What the Arrow Impossibility Theorem does not prove
Meanwhile, Norman Geras was kind enough to guest-post a (slightly amended) e-mail message of mine on normblog ... which I've cross-posted below. Among other things, this gives me another opportunity to put in a plug for Gerry Mackie's very fine and valuable book Democracy Defended.
Guest-posted on the weblog of Norman Geras (normblog)
August 8, 2011
What the Arrow Impossibility Theorem does not prove (by Jeff Weintraub)
[The piece below is the slightly amended text of an email sent to me by Jeff a few days ago and is posted here with his permission - NG.]
This follows up your two recent posts questioning the nihilistic/futilitarian interpretation of the political implications of the so-called Arrow Impossibility Theorem. According to a typical formulation by Chris Dillow that you quoted, Kenneth Arrow allegedly demonstrated that 'under reasonable assumptions, it is impossible to aggregate individual interests or preferences'. According to David Broomhead, Arrow 'proved' that 'No fair voting system exists if there are three or more parties'. And so on. Too many people, even ones who are otherwise intelligent, well informed, intellectually serious and analytically acute, seem to believe this sort of thing.
I agree with you that claims of this type, especially when they're put so strongly, largely fall into the category of pseudo-sophisticated fallacies. I would add that the theoretical and ideological outlook underlying the inclination to accept this conclusion and its anti-democratic implications is usually some version of atomistic utilitarianism, which nowadays often calls itself 'rational choice'. That outlook tends to be characteristic of economists as a discipline, with occasional exceptions, but it's far from restricted to them.
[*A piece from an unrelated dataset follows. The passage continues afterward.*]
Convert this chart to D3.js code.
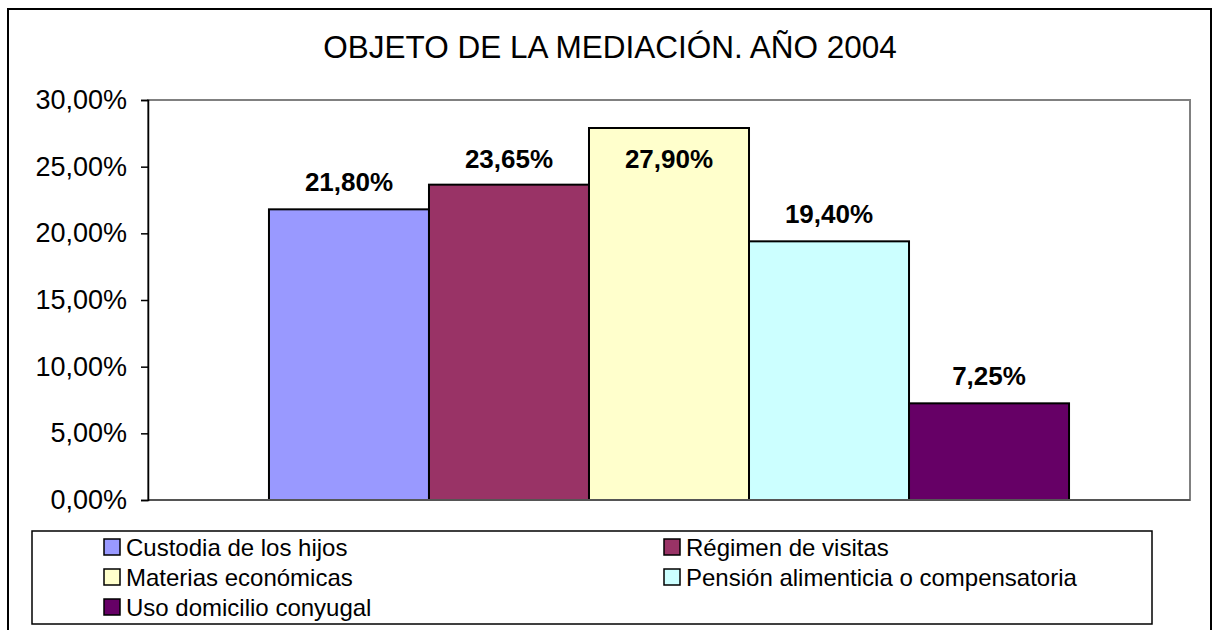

I recognize, of course, that not all people who invoke this fallacy about the Arrow Impossibility Theorem fully appreciate the extent of its anti-democratic implications (though others do). But the fact is that this futilitarian interpretation of the AIT, in any strong form, is anti-democratic in effect even if not in explicit intent.
I also agree with you that a more reasonable way to characterize the implications of the Arrow Impossibility Theorem would be something along the following lines:
Now, on my understanding of Arrow's Theorem, it proves that if you make certain reasonable assumptions about the requirements a method for aggregating individual preferences should meet, there is no conceivable method that won't, in certain circumstances, generate apparently anomalous results. I won't detail all of Arrow's postulated requirements, but just give a couple of illustrative examples. [....]That's an admirably careful and temperate way to put it. But we can take this criticism further and deeper.
But note, third and finally, that nothing here entails that all electoral methods must be equally fair or that there can be no fair method. That, anyway, is my own understanding, and I don't know why David Broomhead makes the claim he does to the contrary. True, there can be no fair method that will be free in all circumstances of the sort of occasional anomalies I've illustrated above. However, I don't see why Arrow's Theorem would prevent us from adjudicating on grounds of fairness between a one-person-one-vote system and, say, a system that awarded more votes to the rich than to the poor. Again, one argument for proportional systems is that it's unfair for a party obtaining 25% of the popular vote to have only 5% representation in the legislative assembly. Whatever counter-arguments there may be to this, I don't see how Arrow's Theorem rules out judgements of comparative fairness.
It so happens that an excellent book by the political theorist Gerry Mackie, Democracy Defended, undertakes a systematic, exhaustive, and (in my view) totally devastating critique of these very widespread futilitarian and anti-democratic interpretations of the Arrow Impossibility Theorem and its practical implications. Mackie's critique is so thorough that some readers may find it not just exhaustive but exhausting. But when a potentially harmful fallacy is so widespread and deeply rooted, and so plausibly seductive for many intelligent and otherwise sophisticated people, painstaking thoroughness can be a virtue. I am inclined to agree with Jon Elster's assessment (in a back-cover blurb):
This brilliant counterrevolutionary book makes a frontal attack on the widely accepted claim that Kenneth Arrow's impossibility theorem for social choice shows democracy to be impossible, arbitrary, and meaningless. In delightfully direct and jargon-free language, Mackie demolishes the theoretical and empirical bases for this claim, notably in the strong version defended by William Riker and his students. His careful and exhaustive re-examination of all the instances on which Riker based his arguments is particularly valuable. At the same time, he puts up a strong defense - two cheers at least - for the institutions of representative democracy.I think the next time someone repeats those lazy (but temptingly provocative) clichés about Arrow having 'proved' that democratic collective decision-making is inherently impossible and/or fraudulent, it might be helpful to refer them to Mackie's demolition of this claim. And if they don't want to take the trouble to read through and consider Mackie's critique, then they can stop parroting the claim.
Incidentally, I also share your disagreement with Chris Dillow's Benthamite claim that any notion of the 'public interest' is inherently 'vacuous' and 'meaningless'. But that's a topic for a longer discussion.